Allah Maha Melihat, bukan berarti yang namanya kebusukan tidak akan tersingkap di dunia ini dan hanya akan tersingkap di akhirat nanti. Allah Maha Melihat hamba-Nya, artinya Allah SWT akan memberikan balasan kepada sang hamba baik di dunia ini maupun diakhirat kelak sesuai dengan amal baik/buruk yang dilakukannya, tanpa terlewat sekecilpun. Balasan yang Allah tampakkan di dunia ini, boleh jadi menjadi peringatan bagi manusia untuk tidak sombong dan angkuh. Antara lain, angkuh bahwa perbuatan kejinya pasti tidak akan dilihat orang. Justru dengan ditampakkannya itu, Allah SWT hendak menyadarkan bahwa keagungan dan kesombongan itu hanyalah milik Allah SWT, tidak pantas disandang oleh makhluk-Nya.

Hendaknya atas tersingkapnya kesalahan sang hamba, ia harus bertaubat dengan sebenarnya, bukan dengan menambah dosa lainnya.

Tersingkapnya aib sang isteri itu juga merupakan tersingkapnya air suami dan keluarganya.
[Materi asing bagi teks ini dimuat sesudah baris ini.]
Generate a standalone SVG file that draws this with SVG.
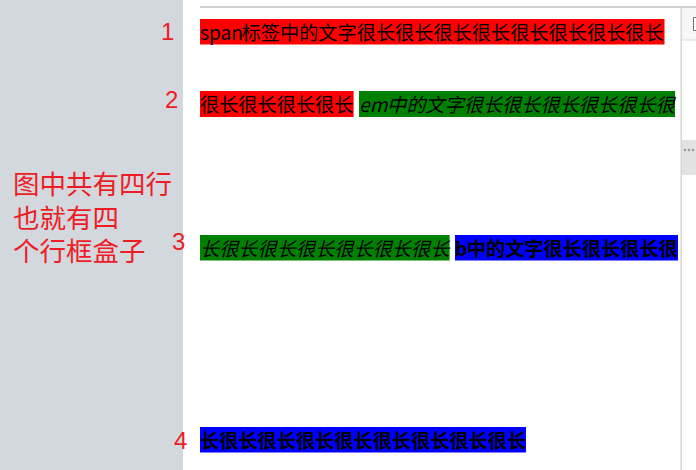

Mereka pun hendaknya bertaubat dan mulai meniti jalan untuk kebaikan bersama.

***

Kisah perselingkuhan tetangga saya saya itu bukanlah kisah perselingkuhan yang heboh layaknya kisah perselingkuhan terjadi dan menimpa orang besar yang videonya merambah kemana-mana. Kisah tetangga saya itu hanyalah kisah kecil yang belum menggumpal menjadi kasus perzinahan. Meski demikian, ada kesamaan esensi. Tidak sepantasnyalah kita merasa besar kemudian dengan dengan kebesaran itu kita merasa bisa berbuat apa saja (yang berkonotasi negatif tentunya). Ada rambu-rambu yang harus diperhatikan. Ingatlah bahwa Allah Maha Melihat, hanya Dialah yang berhak berselendangkan keangkuhan. Wallahua’lam.